> **PROBLEM DESCRIPTION**: It is required that the lines from the top of the listing through the line with "const dataB = treatments.map((t, i)" be reproduced exactly, excluding pictures.

> **INFORMATION SHOWN**:

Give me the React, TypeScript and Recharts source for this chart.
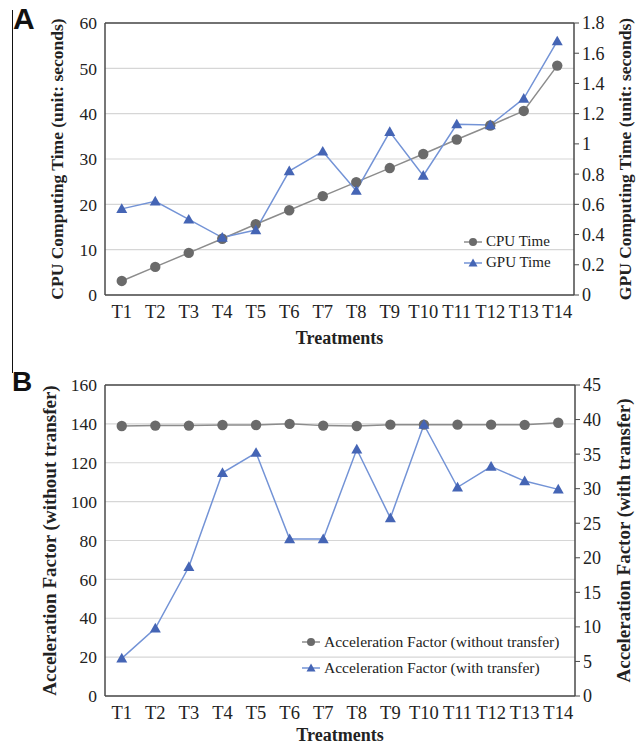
import { LineChart, Line, XAxis, YAxis, CartesianGrid, Legend, ReferenceLine } from 'recharts';

const treatments = ['T1', 'T2', 'T3', 'T4', 'T5', 'T6', 'T7', 'T8', 'T9', 'T10', 'T11', 'T12', 'T13', 'T14'];

// Panel A
const cpuTime = [3.1, 6.2, 9.3, 12.4, 15.6, 18.7, 21.8, 24.9, 28.0, 31.1, 34.3, 37.4, 40.6, 50.6];
const gpuTime = [0.57, 0.62, 0.5, 0.38, 0.43, 0.82, 0.95, 0.69, 1.08, 0.79, 1.13, 1.125, 1.3, 1.68];
const cpuTicks = [0, 10, 20, 30, 40, 50, 60];
const gpuTicks = [0, 0.2, 0.4, 0.6, 0.8, 1, 1.2, 1.4, 1.6, 1.8];

// Panel B
const accelNoTransfer = [138.9, 139.1, 139.1, 139.4, 139.4, 140.0, 139.1, 138.9, 139.6, 139.6, 139.6, 139.6, 139.5, 140.6];
const accelWithTransfer = [5.45, 9.8, 18.7, 32.3, 35.2, 22.7, 22.7, 35.7, 25.75, 39.25, 30.2, 33.2, 31.1, 29.9];
const noTransferTicks = [0, 20, 40, 60, 80, 100, 120, 140, 160];
const withTransferTicks = [0, 5, 10, 15, 20, 25, 30, 35, 40, 45];

const dataA = treatments.map((t, i) => ({ name: t, cpu: cpuTime[i], gpu: gpuTime[i] }));
const dataB = treatments.map((t, i) => ({ name: t, noTransfer: accelNoTransfer[i], withTransfer: accelWithTransfer[i] }));

const SERIF = '"Liberation Serif", "Times New Roman", serif';
const GRAY_LINE = '#8c8c8c';
const GRAY_DOT = '#6a6a6a';
const BLUE_LINE = '#7393d6';
const BLUE_DOT = '#4565b5';
const AXIS = '#4a4a4a';

const CircleDot = (props: any) => {
    const { cx, cy } = props;
    if (cx == null || cy == null) return null;
    return <circle cx={cx} cy={cy} r={5.2} fill={GRAY_DOT} />;
};

const TriangleDot = (props: any) => {
    const { cx, cy } = props;
    if (cx == null || cy == null) return null;
    const s = 5.5;
    return <path d={`M${cx},${cy - s} L${cx + s},${cy + s * 0.75} L${cx - s},${cy + s * 0.75} Z`} fill={BLUE_DOT} />;
};

const LegendContent = ({ items, fontSize, gap }: { items: { label: string; kind: 'circle' | 'triangle' }[]; fontSize: number; gap: number }) => (
    <div style={{ fontFamily: SERIF, fontSize, color: '#222' }}>
        {items.map((it) => (
            <div key={it.label} style={{ display: 'flex', alignItems: 'center', height: gap, whiteSpace: 'nowrap' }}>
                <svg width={18} height={12} style={{ marginRight: 4 }}>
                    <line x1={0} y1={6} x2={18} y2={6} stroke={it.kind === 'circle' ? GRAY_LINE : BLUE_LINE} strokeWidth={1.5} />
                    {it.kind === 'circle' ? (
                        <circle cx={9} cy={6} r={4} fill={GRAY_DOT} />
                    ) : (
                        <path d="M9,1.5 L13.5,9.5 L4.5,9.5 Z" fill={BLUE_DOT} />
                    )}
                </svg>
                <span>{it.label}</span>
            </div>
        ))}
    </div>
);

const xTickStyle = { fontFamily: SERIF, fontSize: 18.5, fill: '#222' };
const leftTickStyle = { fontFamily: SERIF, fontSize: 17.5, fill: '#222' };
const rightTickStyle = { fontFamily: SERIF, fontSize: 18, fill: '#222' };
const titleA = { fontFamily: SERIF, fontSize: 17.5, fontWeight: 700, fill: '#222' };
const titleB = { fontFamily: SERIF, fontSize: 19, fontWeight: 700, fill: '#222' };
const xTitle = { fontFamily: SERIF, fontSize: 18, fontWeight: 700, fill: '#222' };

export default function App() {
    return (
        <div style={{ position: 'absolute', left: 0, top: 0, width: 643, height: 746, background: '#fff' }}>
            {/* panel frame line and letters */}
            <div style={{ position: 'absolute', left: 12, top: 10, width: 0, height: 363, borderLeft: '1.5px solid #111' }} />
            <div style={{ position: 'absolute', left: 13, top: 2, fontFamily: '"Liberation Sans", Arial, sans-serif', fontWeight: 700, fontSize: 30, color: '#111' }}>A</div>
            <div style={{ position: 'absolute', left: 12, top: 366, fontFamily: '"Liberation Sans", Arial, sans-serif', fontWeight: 700, fontSize: 28, color: '#111' }}>B</div>

            <div style={{ position: 'absolute', left: 0, top: 0 }}>
                <LineChart width={643} height={360} data={dataA} margin={{ top: 23, right: 0, bottom: 0, left: 0 }}>
                    <CartesianGrid yAxisId="left" vertical={false} stroke="#d6d6d6" strokeWidth={1.2} />
                    <XAxis
                        dataKey="name"
                        interval={0}
                        height={65}
                        padding={{ left: 16.75, right: 16.75 }}
                        tickLine={false}
                        tickSize={0}
                        tickMargin={10}
                        axisLine={{ stroke: AXIS, strokeWidth: 1.5 }}
                        tick={xTickStyle}
                        label={{ value: 'Treatments', position: 'insideBottom', offset: 16, style: xTitle }}
                    />
                    <YAxis
                        yAxisId="left"
                        width={105}
                        domain={[0, 60]}
                        ticks={cpuTicks}
                        interval={0}
                        tickLine={false}
                        tickSize={0}
                        tickMargin={8}
                        axisLine={{ stroke: AXIS, strokeWidth: 1.5 }}
                        tick={leftTickStyle}
                        label={{ value: 'CPU Computing Time (unit: seconds)', angle: -90, position: 'center', dx: 4, style: titleA }}
                    />
                    <YAxis
                        yAxisId="right"
                        orientation="right"
                        width={69}
                        domain={[0, 1.8]}
                        ticks={gpuTicks}
                        interval={0}
                        tickSize={5}
                        tickMargin={3}
                        tickLine={{ stroke: AXIS }}
                        axisLine={{ stroke: AXIS, strokeWidth: 1.5 }}
                        tick={rightTickStyle}
                        label={{ value: 'GPU Computing Time (unit: seconds)', angle: -90, position: 'center', dx: 16, style: titleA }}
                    />
                    <ReferenceLine yAxisId="left" y={60} stroke={AXIS} strokeWidth={1.5} />
                    <Line yAxisId="left" dataKey="cpu" stroke={GRAY_LINE} strokeWidth={1.5} dot={<CircleDot />} activeDot={false} isAnimationActive={false} />
                    <Line yAxisId="right" dataKey="gpu" stroke={BLUE_LINE} strokeWidth={1.5} dot={<TriangleDot />} activeDot={false} isAnimationActive={false} />
                    <Legend
                        layout="vertical"
                        verticalAlign="middle"
                        align="center"
                        wrapperStyle={{ left: 464, top: 231, width: 110 }}
                        content={() => (
                            <LegendContent
                                fontSize={15}
                                gap={21}
                                items={[
                                    { label: 'CPU Time', kind: 'circle' },
                                    { label: 'GPU Time', kind: 'triangle' },
                                ]}
                            />
                        )}
                    />
                </LineChart>
            </div>

            <div style={{ position: 'absolute', left: 0, top: 360 }}>
                <LineChart width={643} height={386} data={dataB} margin={{ top: 25, right: 0, bottom: 0, left: 0 }}>
                    <CartesianGrid yAxisId="left" vertical={false} stroke="#d6d6d6" strokeWidth={1.2} />
                    <XAxis
                        dataKey="name"
                        interval={0}
                        height={50}
                        padding={{ left: 16.75, right: 16.75 }}
                        tickLine={false}
                        tickSize={0}
                        tickMargin={10}
                        axisLine={{ stroke: AXIS, strokeWidth: 1.5 }}
                        tick={xTickStyle}
                        label={{ value: 'Treatments', position: 'insideBottom', offset: 5, style: xTitle }}
                    />
                    <YAxis
                        yAxisId="left"
                        width={105}
                        domain={[0, 160]}
                        ticks={noTransferTicks}
                        interval={0}
                        tickLine={false}
                        tickSize={0}
                        tickMargin={8}
                        axisLine={{ stroke: AXIS, strokeWidth: 1.5 }}
                        tick={leftTickStyle}
                        label={{ value: 'Acceleration Factor (without transfer)', angle: -90, position: 'center', dx: -3, style: titleB }}
                    />
                    <YAxis
                        yAxisId="right"
                        orientation="right"
                        width={68}
                        domain={[0, 45]}
                        ticks={withTransferTicks}
                        interval={0}
                        tickSize={5}
                        tickMargin={3}
                        tickLine={{ stroke: AXIS }}
                        axisLine={{ stroke: AXIS, strokeWidth: 1.5 }}
                        tick={rightTickStyle}
                        label={{ value: 'Acceleration Factor (with transfer)', angle: -90, position: 'center', dx: 14, style: titleB }}
                    />
                    <ReferenceLine yAxisId="left" y={160} stroke={AXIS} strokeWidth={1.5} />
                    <Line yAxisId="left" dataKey="noTransfer" stroke={GRAY_LINE} strokeWidth={1.5} dot={<CircleDot />} activeDot={false} isAnimationActive={false} />
                    <Line yAxisId="right" dataKey="withTransfer" stroke={BLUE_LINE} strokeWidth={1.5} dot={<TriangleDot />} activeDot={false} isAnimationActive={false} />
                    <Legend
                        layout="vertical"
                        verticalAlign="middle"
                        align="center"
                        wrapperStyle={{ left: 302, top: 269, width: 270 }}
                        content={() => (
                            <LegendContent
                                fontSize={15.5}
                                gap={26}
                                items={[
                                    { label: 'Acceleration Factor (without transfer)', kind: 'circle' },
                                    { label: 'Acceleration Factor (with transfer)', kind: 'triangle' },
                                ]}
                            />
                        )}
                    />
                </LineChart>
            </div>
        </div>
    );
}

> **RESULT OF THIS EXERCISE**:
Give me the React, TypeScript and Recharts source for this chart.
import { LineChart, Line, XAxis, YAxis, CartesianGrid, Legend, ReferenceLine } from 'recharts';

const treatments = ['T1', 'T2', 'T3', 'T4', 'T5', 'T6', 'T7', 'T8', 'T9', 'T10', 'T11', 'T12', 'T13', 'T14'];

// Panel A
const cpuTime = [3.1, 6.2, 9.3, 12.4, 15.6, 18.7, 21.8, 24.9, 28.0, 31.1, 34.3, 37.4, 40.6, 50.6];
const gpuTime = [0.57, 0.62, 0.5, 0.38, 0.43, 0.82, 0.95, 0.69, 1.08, 0.79, 1.13, 1.125, 1.3, 1.68];
const cpuTicks = [0, 10, 20, 30, 40, 50, 60];
const gpuTicks = [0, 0.2, 0.4, 0.6, 0.8, 1, 1.2, 1.4, 1.6, 1.8];

// Panel B
const accelNoTransfer = [138.9, 139.1, 139.1, 139.4, 139.4, 140.0, 139.1, 138.9, 139.6, 139.6, 139.6, 139.6, 139.5, 140.6];
const accelWithTransfer = [5.45, 9.8, 18.7, 32.3, 35.2, 22.7, 22.7, 35.7, 25.75, 39.25, 30.2, 33.2, 31.1, 29.9];
const noTransferTicks = [0, 20, 40, 60, 80, 100, 120, 140, 160];
const withTransferTicks = [0, 5, 10, 15, 20, 25, 30, 35, 40, 45];

const dataA = treatments.map((t, i) => ({ name: t, cpu: cpuTime[i], gpu: gpuTime[i] }));
const dataB = treatments.map((t, i) => ({ name: t, noTransfer: accelNoTransfer[i], withTransfer: accelWithTransfer[i] }));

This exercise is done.